***** Dataset excerpt *****
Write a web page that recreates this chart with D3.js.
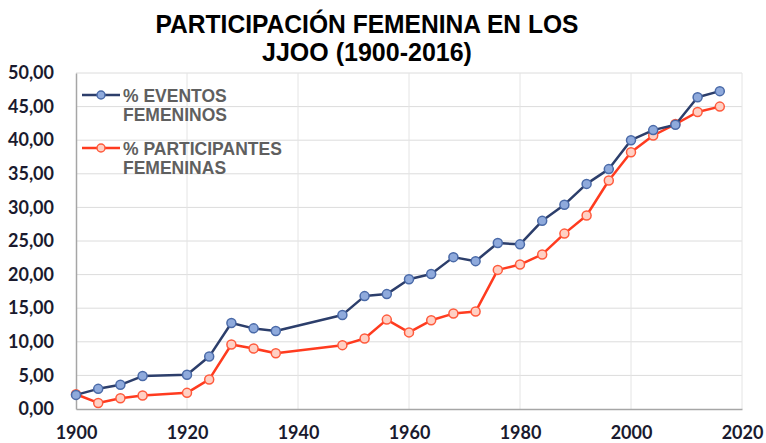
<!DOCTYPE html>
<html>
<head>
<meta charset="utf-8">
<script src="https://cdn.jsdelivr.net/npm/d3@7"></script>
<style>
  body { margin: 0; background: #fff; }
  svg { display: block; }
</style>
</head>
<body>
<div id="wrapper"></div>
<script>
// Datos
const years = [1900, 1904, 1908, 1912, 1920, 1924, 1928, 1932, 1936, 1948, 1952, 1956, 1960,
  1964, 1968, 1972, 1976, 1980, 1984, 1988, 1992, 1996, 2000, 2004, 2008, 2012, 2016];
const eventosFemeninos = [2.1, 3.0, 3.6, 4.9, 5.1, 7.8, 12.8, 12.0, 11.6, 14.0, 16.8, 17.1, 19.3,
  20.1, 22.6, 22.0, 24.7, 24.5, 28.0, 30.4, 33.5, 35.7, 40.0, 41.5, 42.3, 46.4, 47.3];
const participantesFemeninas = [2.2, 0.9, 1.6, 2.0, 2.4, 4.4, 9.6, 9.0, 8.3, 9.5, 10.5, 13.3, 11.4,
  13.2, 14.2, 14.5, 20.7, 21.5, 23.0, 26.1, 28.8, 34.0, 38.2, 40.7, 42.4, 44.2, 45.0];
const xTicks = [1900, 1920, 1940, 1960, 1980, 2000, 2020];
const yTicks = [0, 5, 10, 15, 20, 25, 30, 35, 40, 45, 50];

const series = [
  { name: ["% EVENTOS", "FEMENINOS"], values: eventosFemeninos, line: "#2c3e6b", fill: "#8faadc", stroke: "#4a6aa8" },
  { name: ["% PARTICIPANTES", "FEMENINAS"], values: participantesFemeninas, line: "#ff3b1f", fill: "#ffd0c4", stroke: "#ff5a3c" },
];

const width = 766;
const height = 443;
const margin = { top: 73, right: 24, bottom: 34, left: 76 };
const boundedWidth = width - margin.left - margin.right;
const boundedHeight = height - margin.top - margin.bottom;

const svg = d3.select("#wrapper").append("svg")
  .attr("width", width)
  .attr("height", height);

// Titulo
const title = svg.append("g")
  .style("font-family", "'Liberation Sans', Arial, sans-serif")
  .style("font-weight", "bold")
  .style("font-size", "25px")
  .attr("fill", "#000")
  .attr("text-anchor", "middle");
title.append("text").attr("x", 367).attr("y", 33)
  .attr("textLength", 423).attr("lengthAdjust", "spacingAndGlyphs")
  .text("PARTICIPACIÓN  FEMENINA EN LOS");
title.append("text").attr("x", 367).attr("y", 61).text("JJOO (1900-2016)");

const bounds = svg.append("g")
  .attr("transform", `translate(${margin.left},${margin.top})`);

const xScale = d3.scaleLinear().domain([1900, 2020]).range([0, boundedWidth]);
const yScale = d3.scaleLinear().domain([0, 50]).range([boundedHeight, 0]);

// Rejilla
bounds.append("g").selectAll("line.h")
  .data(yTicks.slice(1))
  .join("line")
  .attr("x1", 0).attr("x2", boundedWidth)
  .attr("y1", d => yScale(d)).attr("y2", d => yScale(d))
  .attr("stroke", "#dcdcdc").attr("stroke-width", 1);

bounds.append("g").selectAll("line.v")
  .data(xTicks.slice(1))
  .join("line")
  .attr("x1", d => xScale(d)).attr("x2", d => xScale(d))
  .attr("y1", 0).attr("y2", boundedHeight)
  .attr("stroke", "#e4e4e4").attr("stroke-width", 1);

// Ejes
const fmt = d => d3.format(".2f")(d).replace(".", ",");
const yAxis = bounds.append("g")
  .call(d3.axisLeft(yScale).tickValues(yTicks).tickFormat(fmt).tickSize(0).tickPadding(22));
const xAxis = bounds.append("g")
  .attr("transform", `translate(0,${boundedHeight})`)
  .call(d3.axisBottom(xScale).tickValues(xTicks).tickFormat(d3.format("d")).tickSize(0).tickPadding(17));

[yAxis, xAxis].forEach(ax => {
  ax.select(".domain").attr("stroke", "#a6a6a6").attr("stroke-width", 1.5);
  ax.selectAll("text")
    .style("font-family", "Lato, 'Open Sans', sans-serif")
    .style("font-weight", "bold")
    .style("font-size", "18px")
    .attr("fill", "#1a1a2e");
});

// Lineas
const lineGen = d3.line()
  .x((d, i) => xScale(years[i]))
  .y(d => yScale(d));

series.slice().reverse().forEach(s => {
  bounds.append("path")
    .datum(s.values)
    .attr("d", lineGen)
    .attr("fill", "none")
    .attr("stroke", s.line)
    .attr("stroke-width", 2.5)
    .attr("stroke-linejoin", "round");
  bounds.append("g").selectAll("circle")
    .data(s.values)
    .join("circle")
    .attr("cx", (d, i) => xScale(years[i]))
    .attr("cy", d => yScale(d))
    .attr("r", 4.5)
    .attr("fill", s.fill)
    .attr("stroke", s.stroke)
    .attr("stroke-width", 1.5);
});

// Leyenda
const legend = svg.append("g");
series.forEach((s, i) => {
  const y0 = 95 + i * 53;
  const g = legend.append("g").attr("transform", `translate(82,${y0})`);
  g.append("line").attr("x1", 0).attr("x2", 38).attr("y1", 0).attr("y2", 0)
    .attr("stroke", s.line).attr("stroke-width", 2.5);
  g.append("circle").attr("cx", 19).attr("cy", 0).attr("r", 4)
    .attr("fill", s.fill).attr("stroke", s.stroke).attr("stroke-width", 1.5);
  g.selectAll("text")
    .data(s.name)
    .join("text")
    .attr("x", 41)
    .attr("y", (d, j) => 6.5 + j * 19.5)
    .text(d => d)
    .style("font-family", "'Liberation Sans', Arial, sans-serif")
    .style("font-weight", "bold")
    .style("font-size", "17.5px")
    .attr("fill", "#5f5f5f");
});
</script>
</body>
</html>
*****
Task description:
Output the data exactly. Pictures don't belong in the result.

Solution to this task:
Write a web page that recreates this chart with D3.js.
<!DOCTYPE html>
<html>
<head>
<meta charset="utf-8">
<script src="https://cdn.jsdelivr.net/npm/d3@7"></script>
<style>
  body { margin: 0; background: #fff; }
  svg { display: block; }
</style>
</head>
<body>
<div id="wrapper"></div>
<script>
// Datos
const years = [1900, 1904, 1908, 1912, 1920, 1924, 1928, 1932, 1936, 1948, 1952, 1956, 1960,
  1964, 1968, 1972, 1976, 1980, 1984, 1988, 1992, 1996, 2000, 2004, 2008, 2012, 2016];
const eventosFemeninos = [2.1, 3.0, 3.6, 4.9, 5.1, 7.8, 12.8, 12.0, 11.6, 14.0, 16.8, 17.1, 19.3,
  20.1, 22.6, 22.0, 24.7, 24.5, 28.0, 30.4, 33.5, 35.7, 40.0, 41.5, 42.3, 46.4, 47.3];
const participantesFemeninas = [2.2, 0.9, 1.6, 2.0, 2.4, 4.4, 9.6, 9.0, 8.3, 9.5, 10.5, 13.3, 11.4,
  13.2, 14.2, 14.5, 20.7, 21.5, 23.0, 26.1, 28.8, 34.0, 38.2, 40.7, 42.4, 44.2, 45.0];
const xTicks = [1900, 1920, 1940, 1960, 1980, 2000, 2020];
const yTicks = [0, 5, 10, 15, 20, 25, 30, 35, 40, 45, 50];

const series = [
  { name: ["% EVENTOS", "FEMENINOS"], values: eventosFemeninos, line: "#2c3e6b", fill: "#8faadc", stroke: "#4a6aa8" },
  { name: ["% PARTICIPANTES", "FEMENINAS"], values: participantesFemeninas, line: "#ff3b1f", fill: "#ffd0c4", stroke: "#ff5a3c" },
];

const width = 766;
const height = 443;
const margin = { top: 73, right: 24, bottom: 34, left: 76 };
const boundedWidth = width - margin.left - margin.right;
const boundedHeight = height - margin.top - margin.bottom;

const svg = d3.select("#wrapper").append("svg")
  .attr("width", width)
  .attr("height", height);

// Titulo
const title = svg.append("g")
  .style("font-family", "'Liberation Sans', Arial, sans-serif")
  .style("font-weight", "bold")
  .style("font-size", "25px")
  .attr("fill", "#000")
  .attr("text-anchor", "middle");
title.append("text").attr("x", 367).attr("y", 33)
  .attr("textLength", 423).attr("lengthAdjust", "spacingAndGlyphs")
  .text("PARTICIPACIÓN  FEMENINA EN LOS");
title.append("text").attr("x", 367).attr("y", 61).text("JJOO (1900-2016)");

const bounds = svg.append("g")
  .attr("transform", `translate(${margin.left},${margin.top})`);

const xScale = d3.scaleLinear().domain([1900, 2020]).range([0, boundedWidth]);
const yScale = d3.scaleLinear().domain([0, 50]).range([boundedHeight, 0]);

// Rejilla
bounds.append("g").selectAll("line.h")
  .data(yTicks.slice(1))
  .join("line")
  .attr("x1", 0).attr("x2", boundedWidth)
  .attr("y1", d => yScale(d)).attr("y2", d => yScale(d))
  .attr("stroke", "#dcdcdc").attr("stroke-width", 1);

bounds.append("g").selectAll("line.v")
  .data(xTicks.slice(1))
  .join("line")
  .attr("x1", d => xScale(d)).attr("x2", d => xScale(d))
  .attr("y1", 0).attr("y2", boundedHeight)
  .attr("stroke", "#e4e4e4").attr("stroke-width", 1);

// Ejes
const fmt = d => d3.format(".2f")(d).replace(".", ",");
const yAxis = bounds.append("g")
  .call(d3.axisLeft(yScale).tickValues(yTicks).tickFormat(fmt).tickSize(0).tickPadding(22));
const xAxis = bounds.append("g")
  .attr("transform", `translate(0,${boundedHeight})`)
  .call(d3.axisBottom(xScale).tickValues(xTicks).tickFormat(d3.format("d")).tickSize(0).tickPadding(17));

[yAxis, xAxis].forEach(ax => {
  ax.select(".domain").attr("stroke", "#a6a6a6").attr("stroke-width", 1.5);
  ax.selectAll("text")
    .style("font-family", "Lato, 'Open Sans', sans-serif")
    .style("font-weight", "bold")
    .style("font-size", "18px")
    .attr("fill", "#1a1a2e");
});

// Lineas
const lineGen = d3.line()
  .x((d, i) => xScale(years[i]))
  .y(d => yScale(d));

series.slice().reverse().forEach(s => {
  bounds.append("path")
    .datum(s.values)
    .attr("d", lineGen)
    .attr("fill", "none")
    .attr("stroke", s.line)
    .attr("stroke-width", 2.5)
    .attr("stroke-linejoin", "round");
  bounds.append("g").selectAll("circle")
    .data(s.values)
    .join("circle")
    .attr("cx", (d, i) => xScale(years[i]))
    .attr("cy", d => yScale(d))
    .attr("r", 4.5)
    .attr("fill", s.fill)
    .attr("stroke", s.stroke)
    .attr("stroke-width", 1.5);
});

// Leyenda
const legend = svg.append("g");
series.forEach((s, i) => {
  const y0 = 95 + i * 53;
  const g = legend.append("g").attr("transform", `translate(82,${y0})`);
  g.append("line").attr("x1", 0).attr("x2", 38).attr("y1", 0).attr("y2", 0)
    .attr("stroke", s.line).attr("stroke-width", 2.5);
  g.append("circle").attr("cx", 19).attr("cy", 0).attr("r", 4)
    .attr("fill", s.fill).attr("stroke", s.stroke).attr("stroke-width", 1.5);
  g.selectAll("text")
    .data(s.name)
    .join("text")
    .attr("x", 41)
    .attr("y", (d, j) => 6.5 + j * 19.5)
    .text(d => d)
    .style("font-family", "'Liberation Sans', Arial, sans-serif")
    .style("font-weight", "bold")
    .style("font-size", "17.5px")
    .attr("fill", "#5f5f5f");
});
</script>
</body>
</html>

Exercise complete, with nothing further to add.